### Task objective
Select, from the material below, each line with "this" in it.

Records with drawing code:

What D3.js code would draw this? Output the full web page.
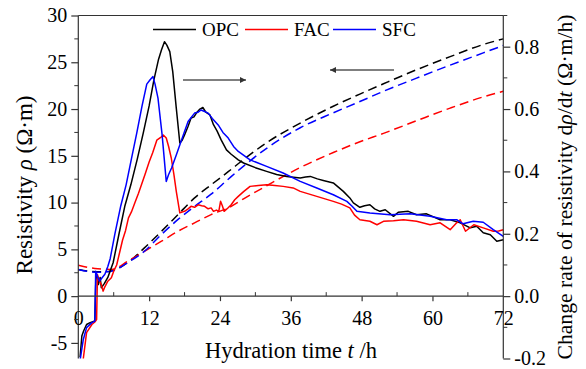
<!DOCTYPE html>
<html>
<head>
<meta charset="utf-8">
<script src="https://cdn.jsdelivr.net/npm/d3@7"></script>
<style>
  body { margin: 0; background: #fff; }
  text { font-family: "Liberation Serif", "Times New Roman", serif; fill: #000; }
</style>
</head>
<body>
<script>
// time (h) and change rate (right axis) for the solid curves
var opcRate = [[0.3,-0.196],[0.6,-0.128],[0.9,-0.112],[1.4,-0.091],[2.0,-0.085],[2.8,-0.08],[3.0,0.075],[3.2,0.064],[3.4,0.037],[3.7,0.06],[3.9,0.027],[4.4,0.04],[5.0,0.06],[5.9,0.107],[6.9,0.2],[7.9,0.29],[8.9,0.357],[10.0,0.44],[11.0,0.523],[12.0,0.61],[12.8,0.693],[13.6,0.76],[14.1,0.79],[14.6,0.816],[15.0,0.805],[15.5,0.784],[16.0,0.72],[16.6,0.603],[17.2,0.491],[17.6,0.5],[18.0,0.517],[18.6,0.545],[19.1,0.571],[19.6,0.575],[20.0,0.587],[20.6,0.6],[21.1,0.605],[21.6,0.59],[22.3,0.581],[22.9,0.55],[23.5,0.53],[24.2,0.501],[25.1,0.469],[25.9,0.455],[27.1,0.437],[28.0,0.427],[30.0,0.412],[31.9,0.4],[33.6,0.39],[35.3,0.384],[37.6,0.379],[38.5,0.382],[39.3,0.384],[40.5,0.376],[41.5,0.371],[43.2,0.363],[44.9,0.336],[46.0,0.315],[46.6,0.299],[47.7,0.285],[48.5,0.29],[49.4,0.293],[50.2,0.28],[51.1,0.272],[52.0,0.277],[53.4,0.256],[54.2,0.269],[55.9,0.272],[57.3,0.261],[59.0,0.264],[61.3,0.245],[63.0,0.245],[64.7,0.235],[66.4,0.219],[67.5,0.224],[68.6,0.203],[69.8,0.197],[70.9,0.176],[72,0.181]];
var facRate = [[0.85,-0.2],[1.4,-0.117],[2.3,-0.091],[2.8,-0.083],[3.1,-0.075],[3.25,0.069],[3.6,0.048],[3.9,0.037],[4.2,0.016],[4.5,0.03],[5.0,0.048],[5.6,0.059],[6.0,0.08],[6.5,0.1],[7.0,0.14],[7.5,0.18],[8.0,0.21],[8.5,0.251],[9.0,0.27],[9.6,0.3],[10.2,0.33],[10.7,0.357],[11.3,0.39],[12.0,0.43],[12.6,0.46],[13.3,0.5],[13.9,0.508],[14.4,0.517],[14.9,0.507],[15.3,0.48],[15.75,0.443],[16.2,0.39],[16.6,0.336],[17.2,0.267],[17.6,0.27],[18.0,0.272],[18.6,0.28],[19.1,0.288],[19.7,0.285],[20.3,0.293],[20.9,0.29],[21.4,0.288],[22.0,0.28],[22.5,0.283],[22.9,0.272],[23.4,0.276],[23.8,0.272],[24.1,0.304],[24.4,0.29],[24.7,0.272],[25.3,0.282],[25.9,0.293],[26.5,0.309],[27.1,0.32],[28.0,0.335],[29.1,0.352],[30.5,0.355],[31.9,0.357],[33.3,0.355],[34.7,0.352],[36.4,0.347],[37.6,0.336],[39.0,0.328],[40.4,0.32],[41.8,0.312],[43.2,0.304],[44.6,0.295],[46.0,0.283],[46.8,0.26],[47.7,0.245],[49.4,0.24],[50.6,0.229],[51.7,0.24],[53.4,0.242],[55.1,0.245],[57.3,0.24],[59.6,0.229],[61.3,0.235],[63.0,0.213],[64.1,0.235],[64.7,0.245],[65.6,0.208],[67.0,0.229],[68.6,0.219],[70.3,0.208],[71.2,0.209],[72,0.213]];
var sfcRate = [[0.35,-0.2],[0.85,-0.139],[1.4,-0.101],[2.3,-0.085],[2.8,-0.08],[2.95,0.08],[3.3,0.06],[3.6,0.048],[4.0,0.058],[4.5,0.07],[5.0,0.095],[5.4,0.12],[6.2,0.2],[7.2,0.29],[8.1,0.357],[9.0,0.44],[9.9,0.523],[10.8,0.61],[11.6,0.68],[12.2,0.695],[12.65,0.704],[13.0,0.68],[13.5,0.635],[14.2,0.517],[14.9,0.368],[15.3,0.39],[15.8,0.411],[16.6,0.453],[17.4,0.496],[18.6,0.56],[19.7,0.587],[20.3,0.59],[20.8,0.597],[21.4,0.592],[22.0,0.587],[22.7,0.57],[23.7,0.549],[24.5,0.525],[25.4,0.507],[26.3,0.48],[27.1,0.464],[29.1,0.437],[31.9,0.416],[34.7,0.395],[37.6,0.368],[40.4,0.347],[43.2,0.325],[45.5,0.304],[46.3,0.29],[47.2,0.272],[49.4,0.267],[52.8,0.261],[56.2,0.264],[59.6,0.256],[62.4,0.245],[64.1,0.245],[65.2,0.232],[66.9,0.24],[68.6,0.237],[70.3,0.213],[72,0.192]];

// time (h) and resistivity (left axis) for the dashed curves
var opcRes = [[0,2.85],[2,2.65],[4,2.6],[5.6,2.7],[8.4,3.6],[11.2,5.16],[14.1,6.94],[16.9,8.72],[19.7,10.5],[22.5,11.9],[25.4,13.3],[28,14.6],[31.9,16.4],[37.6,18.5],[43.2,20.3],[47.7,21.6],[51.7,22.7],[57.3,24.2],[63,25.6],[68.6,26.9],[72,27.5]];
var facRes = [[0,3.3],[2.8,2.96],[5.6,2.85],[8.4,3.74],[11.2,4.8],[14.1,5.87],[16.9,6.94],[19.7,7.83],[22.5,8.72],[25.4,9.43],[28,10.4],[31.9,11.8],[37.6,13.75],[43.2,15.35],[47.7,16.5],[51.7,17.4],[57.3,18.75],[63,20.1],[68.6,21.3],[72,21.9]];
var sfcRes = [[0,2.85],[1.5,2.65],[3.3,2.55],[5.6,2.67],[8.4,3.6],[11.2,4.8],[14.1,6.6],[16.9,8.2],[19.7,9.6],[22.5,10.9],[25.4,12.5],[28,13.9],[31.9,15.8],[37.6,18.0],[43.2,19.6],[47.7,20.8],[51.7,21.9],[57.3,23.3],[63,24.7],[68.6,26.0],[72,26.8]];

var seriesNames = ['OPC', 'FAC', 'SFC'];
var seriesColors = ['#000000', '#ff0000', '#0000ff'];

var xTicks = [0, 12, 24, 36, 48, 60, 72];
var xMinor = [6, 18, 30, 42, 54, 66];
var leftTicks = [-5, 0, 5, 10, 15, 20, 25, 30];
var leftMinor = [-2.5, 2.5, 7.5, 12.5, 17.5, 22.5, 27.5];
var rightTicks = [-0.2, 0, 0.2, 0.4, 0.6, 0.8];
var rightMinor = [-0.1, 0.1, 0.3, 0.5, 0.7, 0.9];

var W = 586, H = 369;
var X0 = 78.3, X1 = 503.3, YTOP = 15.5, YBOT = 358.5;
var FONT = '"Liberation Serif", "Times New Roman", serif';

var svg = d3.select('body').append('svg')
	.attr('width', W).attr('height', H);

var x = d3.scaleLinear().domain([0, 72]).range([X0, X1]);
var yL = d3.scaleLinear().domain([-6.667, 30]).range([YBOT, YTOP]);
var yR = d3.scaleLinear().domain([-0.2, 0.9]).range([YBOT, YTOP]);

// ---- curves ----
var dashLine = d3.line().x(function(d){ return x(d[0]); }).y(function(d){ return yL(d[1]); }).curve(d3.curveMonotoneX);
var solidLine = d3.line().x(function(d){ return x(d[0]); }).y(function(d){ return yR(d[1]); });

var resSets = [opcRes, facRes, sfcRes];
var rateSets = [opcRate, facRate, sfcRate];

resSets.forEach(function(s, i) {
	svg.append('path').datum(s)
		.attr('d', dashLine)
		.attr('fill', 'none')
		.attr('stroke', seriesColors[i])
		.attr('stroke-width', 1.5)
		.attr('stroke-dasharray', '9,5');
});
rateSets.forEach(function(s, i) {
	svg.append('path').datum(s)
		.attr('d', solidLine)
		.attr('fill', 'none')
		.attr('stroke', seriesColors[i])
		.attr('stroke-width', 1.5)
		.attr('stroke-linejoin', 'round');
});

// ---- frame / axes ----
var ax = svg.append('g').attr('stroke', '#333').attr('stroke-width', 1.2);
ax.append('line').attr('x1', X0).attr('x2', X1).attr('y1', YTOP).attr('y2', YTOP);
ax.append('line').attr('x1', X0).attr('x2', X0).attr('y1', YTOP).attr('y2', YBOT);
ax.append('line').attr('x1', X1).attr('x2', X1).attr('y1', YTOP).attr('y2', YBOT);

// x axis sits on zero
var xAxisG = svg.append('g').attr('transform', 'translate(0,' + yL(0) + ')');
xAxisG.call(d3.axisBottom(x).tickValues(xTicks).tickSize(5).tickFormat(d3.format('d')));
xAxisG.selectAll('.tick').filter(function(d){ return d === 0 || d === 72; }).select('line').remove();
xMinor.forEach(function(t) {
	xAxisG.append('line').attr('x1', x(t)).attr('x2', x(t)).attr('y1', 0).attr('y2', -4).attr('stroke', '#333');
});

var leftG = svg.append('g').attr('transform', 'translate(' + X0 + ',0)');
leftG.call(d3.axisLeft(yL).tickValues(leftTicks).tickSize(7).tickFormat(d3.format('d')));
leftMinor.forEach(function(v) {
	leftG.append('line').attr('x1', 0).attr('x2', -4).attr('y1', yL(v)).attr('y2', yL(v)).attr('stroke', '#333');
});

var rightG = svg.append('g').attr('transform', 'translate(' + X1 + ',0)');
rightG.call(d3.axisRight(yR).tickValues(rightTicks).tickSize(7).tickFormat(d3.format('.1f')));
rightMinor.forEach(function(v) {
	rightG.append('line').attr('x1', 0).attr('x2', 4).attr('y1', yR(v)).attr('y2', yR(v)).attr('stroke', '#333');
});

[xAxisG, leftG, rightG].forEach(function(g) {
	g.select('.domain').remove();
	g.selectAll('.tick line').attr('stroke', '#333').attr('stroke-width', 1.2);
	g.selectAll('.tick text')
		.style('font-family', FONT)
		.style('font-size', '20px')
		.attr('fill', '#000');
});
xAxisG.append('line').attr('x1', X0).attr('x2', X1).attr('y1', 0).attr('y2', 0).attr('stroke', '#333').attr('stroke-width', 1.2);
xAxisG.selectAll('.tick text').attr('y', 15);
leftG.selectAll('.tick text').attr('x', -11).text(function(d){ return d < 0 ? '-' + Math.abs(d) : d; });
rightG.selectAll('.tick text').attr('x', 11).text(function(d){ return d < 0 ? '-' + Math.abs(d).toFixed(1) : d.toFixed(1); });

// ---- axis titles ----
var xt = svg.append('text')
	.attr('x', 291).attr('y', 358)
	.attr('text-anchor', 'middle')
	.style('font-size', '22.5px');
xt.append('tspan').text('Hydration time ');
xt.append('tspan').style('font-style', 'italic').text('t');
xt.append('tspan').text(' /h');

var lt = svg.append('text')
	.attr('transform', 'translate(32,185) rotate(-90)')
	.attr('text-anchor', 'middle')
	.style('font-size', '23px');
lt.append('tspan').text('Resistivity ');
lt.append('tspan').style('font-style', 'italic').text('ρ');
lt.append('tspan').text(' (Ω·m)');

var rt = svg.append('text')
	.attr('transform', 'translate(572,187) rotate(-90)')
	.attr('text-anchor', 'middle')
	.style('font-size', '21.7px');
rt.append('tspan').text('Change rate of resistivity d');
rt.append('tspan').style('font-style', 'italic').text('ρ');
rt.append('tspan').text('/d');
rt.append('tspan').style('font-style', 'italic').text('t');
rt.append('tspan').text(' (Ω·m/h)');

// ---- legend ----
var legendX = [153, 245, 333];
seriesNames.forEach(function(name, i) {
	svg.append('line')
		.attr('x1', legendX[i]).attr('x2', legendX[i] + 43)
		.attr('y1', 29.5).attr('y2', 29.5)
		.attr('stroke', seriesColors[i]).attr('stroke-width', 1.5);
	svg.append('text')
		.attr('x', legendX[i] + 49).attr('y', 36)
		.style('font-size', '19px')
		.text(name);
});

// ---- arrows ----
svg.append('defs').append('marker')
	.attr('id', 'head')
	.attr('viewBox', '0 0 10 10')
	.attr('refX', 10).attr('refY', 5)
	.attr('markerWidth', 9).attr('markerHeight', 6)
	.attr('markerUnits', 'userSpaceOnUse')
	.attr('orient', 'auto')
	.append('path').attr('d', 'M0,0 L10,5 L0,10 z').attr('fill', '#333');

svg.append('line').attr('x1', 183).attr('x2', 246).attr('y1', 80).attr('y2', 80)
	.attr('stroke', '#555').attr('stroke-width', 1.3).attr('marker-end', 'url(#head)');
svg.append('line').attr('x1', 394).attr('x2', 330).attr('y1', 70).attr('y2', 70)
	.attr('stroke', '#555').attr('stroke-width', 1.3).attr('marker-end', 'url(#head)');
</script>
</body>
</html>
---
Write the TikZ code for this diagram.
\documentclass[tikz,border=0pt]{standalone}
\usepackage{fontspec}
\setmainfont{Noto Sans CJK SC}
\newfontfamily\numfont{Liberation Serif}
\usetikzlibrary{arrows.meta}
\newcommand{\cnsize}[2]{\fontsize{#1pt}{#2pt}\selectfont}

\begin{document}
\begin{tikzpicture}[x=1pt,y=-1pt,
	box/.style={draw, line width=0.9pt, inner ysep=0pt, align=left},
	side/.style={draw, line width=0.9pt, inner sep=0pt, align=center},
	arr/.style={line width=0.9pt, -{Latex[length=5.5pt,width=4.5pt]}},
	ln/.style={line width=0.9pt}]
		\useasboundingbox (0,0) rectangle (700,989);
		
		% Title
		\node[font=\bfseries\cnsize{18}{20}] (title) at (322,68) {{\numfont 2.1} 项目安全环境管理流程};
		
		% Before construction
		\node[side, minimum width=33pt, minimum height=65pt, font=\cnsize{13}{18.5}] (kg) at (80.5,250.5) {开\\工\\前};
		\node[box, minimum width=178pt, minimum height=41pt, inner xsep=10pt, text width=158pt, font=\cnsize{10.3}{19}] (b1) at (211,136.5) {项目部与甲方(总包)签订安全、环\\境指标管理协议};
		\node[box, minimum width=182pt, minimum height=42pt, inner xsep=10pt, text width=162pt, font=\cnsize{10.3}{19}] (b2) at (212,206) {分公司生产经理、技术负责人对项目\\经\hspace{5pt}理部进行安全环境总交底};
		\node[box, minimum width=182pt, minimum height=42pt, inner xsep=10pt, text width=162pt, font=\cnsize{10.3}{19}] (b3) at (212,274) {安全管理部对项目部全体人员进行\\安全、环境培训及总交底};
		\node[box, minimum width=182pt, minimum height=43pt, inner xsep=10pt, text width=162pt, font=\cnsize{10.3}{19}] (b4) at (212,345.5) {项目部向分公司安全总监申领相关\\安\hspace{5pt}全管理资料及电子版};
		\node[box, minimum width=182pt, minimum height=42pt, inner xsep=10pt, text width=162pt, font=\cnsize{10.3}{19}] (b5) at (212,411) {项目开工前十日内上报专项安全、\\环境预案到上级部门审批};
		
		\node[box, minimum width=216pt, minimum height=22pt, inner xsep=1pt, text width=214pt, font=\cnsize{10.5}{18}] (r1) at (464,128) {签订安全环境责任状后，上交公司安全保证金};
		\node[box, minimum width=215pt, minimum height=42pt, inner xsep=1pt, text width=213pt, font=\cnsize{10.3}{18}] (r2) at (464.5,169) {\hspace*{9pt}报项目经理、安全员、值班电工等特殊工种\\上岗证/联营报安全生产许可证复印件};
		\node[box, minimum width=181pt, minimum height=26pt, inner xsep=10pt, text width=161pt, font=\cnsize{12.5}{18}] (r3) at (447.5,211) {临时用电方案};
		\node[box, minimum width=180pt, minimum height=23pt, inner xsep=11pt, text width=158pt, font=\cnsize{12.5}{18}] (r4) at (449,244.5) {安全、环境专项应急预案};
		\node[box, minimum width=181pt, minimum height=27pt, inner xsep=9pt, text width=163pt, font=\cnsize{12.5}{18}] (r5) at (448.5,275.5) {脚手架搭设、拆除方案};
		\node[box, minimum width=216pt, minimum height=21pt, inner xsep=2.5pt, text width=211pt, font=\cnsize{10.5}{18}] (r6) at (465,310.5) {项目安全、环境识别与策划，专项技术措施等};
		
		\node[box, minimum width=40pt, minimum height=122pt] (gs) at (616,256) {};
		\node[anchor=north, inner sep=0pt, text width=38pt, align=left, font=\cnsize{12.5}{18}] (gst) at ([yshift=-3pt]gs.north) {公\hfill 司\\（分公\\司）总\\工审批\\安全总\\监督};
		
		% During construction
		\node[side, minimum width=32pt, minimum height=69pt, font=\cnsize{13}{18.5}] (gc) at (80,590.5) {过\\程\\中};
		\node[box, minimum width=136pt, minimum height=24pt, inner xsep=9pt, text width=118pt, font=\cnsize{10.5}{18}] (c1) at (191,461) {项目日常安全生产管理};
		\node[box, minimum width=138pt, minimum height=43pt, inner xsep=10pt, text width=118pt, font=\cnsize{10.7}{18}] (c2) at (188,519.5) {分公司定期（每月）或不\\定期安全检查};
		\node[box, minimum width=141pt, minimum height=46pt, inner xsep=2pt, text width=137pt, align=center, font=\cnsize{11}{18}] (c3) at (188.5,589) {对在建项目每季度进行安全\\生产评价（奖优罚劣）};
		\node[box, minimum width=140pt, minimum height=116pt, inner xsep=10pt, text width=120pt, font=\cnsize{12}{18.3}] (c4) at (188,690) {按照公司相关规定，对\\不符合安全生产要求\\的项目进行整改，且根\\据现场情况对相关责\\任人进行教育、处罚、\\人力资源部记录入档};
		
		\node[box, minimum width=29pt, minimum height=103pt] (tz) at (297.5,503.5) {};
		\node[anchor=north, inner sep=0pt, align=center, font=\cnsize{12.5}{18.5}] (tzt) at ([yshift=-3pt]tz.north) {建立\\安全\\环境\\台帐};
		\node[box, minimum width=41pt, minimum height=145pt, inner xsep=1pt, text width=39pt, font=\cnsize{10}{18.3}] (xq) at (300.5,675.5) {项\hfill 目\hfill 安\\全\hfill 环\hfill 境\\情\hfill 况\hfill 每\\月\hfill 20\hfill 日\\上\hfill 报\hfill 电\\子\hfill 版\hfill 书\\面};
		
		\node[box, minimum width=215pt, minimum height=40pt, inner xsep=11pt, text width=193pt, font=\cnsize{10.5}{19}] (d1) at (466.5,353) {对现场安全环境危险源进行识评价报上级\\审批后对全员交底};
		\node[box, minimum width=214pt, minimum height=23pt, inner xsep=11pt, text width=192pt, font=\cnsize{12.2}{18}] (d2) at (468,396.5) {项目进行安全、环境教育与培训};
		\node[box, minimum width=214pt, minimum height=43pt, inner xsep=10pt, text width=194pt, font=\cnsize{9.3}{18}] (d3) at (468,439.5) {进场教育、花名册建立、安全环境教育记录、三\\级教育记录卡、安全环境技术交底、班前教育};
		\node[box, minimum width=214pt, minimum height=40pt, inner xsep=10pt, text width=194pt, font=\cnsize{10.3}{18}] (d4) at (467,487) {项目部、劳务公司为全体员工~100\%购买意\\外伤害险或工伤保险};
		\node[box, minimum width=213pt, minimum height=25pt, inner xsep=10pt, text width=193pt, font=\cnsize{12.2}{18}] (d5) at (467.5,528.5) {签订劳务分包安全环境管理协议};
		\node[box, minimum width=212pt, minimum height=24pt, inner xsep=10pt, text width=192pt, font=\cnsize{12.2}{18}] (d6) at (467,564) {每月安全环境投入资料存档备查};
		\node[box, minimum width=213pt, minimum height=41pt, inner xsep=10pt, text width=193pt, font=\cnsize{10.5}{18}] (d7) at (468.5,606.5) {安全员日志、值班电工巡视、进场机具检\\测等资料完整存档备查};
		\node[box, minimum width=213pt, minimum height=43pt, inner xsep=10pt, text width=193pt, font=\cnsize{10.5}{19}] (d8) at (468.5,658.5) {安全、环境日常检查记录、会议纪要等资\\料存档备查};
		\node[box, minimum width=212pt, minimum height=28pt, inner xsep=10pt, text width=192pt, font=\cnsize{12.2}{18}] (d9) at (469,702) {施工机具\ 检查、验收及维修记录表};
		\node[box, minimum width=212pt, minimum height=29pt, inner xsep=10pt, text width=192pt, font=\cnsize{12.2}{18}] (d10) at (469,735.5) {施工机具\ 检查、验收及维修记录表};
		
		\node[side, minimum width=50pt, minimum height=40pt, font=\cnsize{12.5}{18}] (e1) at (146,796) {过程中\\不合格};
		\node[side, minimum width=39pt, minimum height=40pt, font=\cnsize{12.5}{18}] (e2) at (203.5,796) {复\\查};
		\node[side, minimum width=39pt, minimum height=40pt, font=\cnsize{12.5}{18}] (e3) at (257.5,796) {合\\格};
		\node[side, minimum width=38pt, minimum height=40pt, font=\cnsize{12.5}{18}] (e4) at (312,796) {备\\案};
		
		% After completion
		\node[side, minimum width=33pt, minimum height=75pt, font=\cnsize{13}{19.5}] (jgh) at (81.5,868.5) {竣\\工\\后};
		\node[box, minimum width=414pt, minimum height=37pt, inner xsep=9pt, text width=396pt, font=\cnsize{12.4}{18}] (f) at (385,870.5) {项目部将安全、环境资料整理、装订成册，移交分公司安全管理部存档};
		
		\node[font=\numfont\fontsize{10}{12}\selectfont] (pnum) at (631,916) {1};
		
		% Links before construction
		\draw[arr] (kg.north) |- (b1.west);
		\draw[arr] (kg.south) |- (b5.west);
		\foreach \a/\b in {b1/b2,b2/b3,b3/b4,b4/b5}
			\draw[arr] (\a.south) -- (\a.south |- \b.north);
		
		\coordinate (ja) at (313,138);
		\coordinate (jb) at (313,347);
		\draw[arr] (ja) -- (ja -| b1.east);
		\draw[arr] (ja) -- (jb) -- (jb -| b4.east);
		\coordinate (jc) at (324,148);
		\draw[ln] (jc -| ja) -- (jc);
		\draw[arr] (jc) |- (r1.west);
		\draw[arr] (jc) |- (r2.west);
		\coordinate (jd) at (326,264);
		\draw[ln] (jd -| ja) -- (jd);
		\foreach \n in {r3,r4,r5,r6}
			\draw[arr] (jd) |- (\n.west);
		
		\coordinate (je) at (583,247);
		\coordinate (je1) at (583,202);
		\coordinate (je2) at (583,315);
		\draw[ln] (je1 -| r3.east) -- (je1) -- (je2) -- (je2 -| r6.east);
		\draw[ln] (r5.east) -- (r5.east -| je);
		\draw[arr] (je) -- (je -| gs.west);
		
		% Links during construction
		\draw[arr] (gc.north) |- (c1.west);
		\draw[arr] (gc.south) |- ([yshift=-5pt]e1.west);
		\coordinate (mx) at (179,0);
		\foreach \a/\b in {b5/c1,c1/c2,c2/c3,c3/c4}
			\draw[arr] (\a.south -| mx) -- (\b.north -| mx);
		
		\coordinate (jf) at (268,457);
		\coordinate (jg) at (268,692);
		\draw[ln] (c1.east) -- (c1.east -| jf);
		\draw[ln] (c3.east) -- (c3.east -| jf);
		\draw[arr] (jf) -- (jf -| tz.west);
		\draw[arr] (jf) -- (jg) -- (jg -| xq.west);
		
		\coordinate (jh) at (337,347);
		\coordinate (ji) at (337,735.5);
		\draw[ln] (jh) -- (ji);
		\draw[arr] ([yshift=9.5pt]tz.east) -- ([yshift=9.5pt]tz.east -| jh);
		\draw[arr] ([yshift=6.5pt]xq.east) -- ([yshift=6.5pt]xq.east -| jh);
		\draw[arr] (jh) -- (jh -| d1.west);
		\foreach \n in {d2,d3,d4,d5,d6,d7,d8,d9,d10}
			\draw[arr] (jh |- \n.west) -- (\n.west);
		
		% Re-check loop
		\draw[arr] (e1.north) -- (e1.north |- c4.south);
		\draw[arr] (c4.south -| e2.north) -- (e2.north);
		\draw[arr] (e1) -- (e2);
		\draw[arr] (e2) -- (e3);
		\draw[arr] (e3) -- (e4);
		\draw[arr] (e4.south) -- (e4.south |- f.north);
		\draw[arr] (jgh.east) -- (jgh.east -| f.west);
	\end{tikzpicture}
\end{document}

### Worked solution
What D3.js code would draw this? Output the full web page.
Write the TikZ code for this diagram.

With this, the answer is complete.